Taylor Swift and Jacques Lacan

taylor-swift-new-york-times-photos“Can’t you see that I’m the one who understands you?”

When my oldest son was 3 or maybe 4, he picked up a copy of Jacques Lacan’s Four Fundamental Concepts of Psychoanalysis, opened it and, looking intently at the pages (he could not read at the time), started shouting, “I knew it! I knew it!” This perfectly illustrates my own relationship to the work of this seductively abstruse thinker.

One thesis of the aforementioned well-worn paperback is that the gaze is an object of desire. We want to be seen. This yearning is rooted in us at an existential level and finds expression throughout our culture. Why else, I ask you, would  spiritual union, intimacy, and intense personal commitment be expressed simply as, “I see you,” in the film Avatar?

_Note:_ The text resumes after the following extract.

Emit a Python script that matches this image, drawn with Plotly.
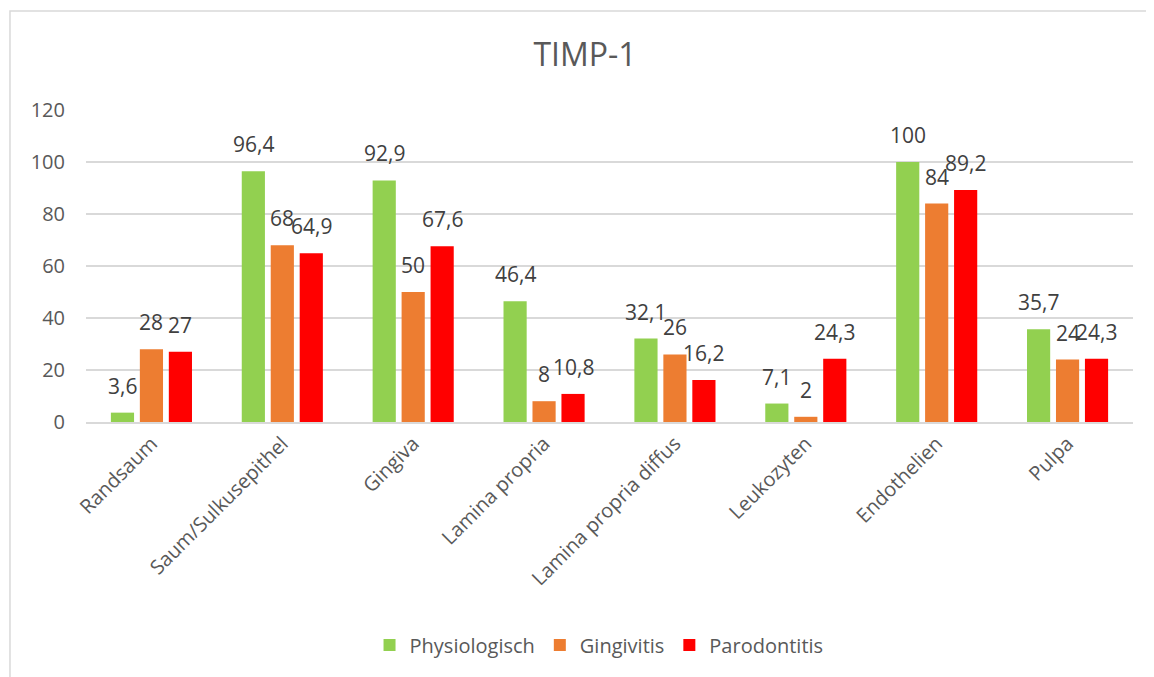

Of course, the idea that people seek out “the gaze of the other” doesn’t really sound that profound considering that everywhere we look advertisements abound promising methods to improve our appearance in order to make ourselves more attractive. For his part, Lacan makes his idea stranger than obvious by insisting that the gaze is an actual object (captured, for example, in Holbein’s anamorphotic skull), and not just the fact that someone casts a longing glance our way.

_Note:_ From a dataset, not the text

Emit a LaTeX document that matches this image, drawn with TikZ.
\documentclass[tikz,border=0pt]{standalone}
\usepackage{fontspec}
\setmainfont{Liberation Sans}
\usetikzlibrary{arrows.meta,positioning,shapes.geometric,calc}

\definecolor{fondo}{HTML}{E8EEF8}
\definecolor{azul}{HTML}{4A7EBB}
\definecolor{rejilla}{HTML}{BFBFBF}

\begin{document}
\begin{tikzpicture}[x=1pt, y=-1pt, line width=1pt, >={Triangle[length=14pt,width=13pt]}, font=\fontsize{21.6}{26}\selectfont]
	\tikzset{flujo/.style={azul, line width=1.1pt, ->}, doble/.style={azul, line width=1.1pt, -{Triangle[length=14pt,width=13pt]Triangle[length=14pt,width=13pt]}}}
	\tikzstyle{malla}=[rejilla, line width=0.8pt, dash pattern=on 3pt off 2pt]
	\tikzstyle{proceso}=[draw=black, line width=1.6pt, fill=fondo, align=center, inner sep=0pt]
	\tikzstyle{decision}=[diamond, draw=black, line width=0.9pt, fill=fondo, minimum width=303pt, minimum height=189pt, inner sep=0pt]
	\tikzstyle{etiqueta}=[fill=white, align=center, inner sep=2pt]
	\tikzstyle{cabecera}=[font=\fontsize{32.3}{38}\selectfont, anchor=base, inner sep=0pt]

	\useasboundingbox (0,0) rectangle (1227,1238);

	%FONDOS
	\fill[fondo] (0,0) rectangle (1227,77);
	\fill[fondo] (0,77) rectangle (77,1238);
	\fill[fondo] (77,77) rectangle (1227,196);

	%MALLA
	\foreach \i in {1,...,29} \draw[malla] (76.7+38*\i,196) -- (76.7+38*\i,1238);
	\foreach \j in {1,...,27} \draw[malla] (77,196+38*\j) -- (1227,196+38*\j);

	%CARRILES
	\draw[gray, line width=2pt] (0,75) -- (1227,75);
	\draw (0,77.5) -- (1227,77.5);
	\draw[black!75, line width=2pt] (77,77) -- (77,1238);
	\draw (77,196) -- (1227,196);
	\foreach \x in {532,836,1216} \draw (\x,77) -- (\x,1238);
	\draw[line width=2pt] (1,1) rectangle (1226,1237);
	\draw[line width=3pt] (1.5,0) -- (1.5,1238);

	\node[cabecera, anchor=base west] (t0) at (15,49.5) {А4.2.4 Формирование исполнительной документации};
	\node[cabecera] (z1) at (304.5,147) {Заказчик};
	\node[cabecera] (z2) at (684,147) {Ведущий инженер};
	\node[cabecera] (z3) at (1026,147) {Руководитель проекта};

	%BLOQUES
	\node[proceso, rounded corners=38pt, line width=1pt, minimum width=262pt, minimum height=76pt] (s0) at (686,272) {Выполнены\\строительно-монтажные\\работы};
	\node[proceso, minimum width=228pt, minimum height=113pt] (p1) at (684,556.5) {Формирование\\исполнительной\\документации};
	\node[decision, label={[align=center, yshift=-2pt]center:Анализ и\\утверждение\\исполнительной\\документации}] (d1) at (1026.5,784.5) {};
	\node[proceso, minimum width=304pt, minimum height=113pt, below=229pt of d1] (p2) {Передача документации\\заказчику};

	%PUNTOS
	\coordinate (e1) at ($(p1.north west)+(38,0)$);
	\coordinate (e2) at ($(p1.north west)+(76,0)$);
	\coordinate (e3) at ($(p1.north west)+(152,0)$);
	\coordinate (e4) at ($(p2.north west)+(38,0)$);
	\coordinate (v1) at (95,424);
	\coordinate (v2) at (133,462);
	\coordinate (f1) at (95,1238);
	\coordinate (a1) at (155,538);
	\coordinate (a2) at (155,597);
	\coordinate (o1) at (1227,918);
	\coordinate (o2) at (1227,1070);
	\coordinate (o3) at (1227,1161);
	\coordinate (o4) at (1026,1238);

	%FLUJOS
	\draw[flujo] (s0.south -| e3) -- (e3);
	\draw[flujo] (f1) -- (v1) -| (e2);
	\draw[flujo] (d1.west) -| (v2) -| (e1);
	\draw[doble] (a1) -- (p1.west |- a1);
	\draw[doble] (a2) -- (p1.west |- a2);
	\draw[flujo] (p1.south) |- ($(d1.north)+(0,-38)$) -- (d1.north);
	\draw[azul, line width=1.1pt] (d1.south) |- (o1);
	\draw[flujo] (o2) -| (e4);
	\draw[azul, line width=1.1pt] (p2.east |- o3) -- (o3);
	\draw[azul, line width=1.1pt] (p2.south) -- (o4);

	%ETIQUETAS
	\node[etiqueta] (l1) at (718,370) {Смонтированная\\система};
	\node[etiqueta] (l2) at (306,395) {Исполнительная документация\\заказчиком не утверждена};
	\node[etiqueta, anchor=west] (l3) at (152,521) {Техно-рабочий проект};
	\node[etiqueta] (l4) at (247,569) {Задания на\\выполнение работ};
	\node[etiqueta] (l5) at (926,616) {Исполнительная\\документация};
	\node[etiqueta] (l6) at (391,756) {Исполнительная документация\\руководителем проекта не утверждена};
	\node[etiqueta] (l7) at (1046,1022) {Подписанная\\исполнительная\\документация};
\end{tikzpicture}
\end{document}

In her finely crafted hit, “You Belong With Me,” Taylor Swift emphasizes that the “gaze” as object of desire is actually a placeholder for something even more potent and abstract: knowledge. That is, rather than merely being seen, we want to be known. To put it another way, what we want the other to see in us is our understanding of them.

The protagonist of the song, well-aware of the visual allure of her high-heeled, short-skirted sexual rival, goes out of her way to convince the object of her desire (“you in your worn out jeans”) that what she has to offer is something to be more highly prized. Certainly, she says, the toned legs and prominent ass buttocks of a cheerleader are undeniably appealing, but what is more elusive and valuable, in fact, what you yourself lack, is the satisfaction that comes from clear-sighted self-knowledge, which I alone, as the one who gets your humor and knows your story, can provide.

The irony, and tragedy, I suppose, is that visual immediacy can so easily trump this intimate knowing, however desirable the latter may in the end be. I believe that this is amply illustrated by the video for “You Belong with Me.” The fact that Taylor Swift is herself physically attractive not only makes the narrative unbelievable, at least as told from her perspective, but also highlights the challenge of becoming an object of desire through primarily subjective (“I know you”) means.

At least that’s what I got out of it.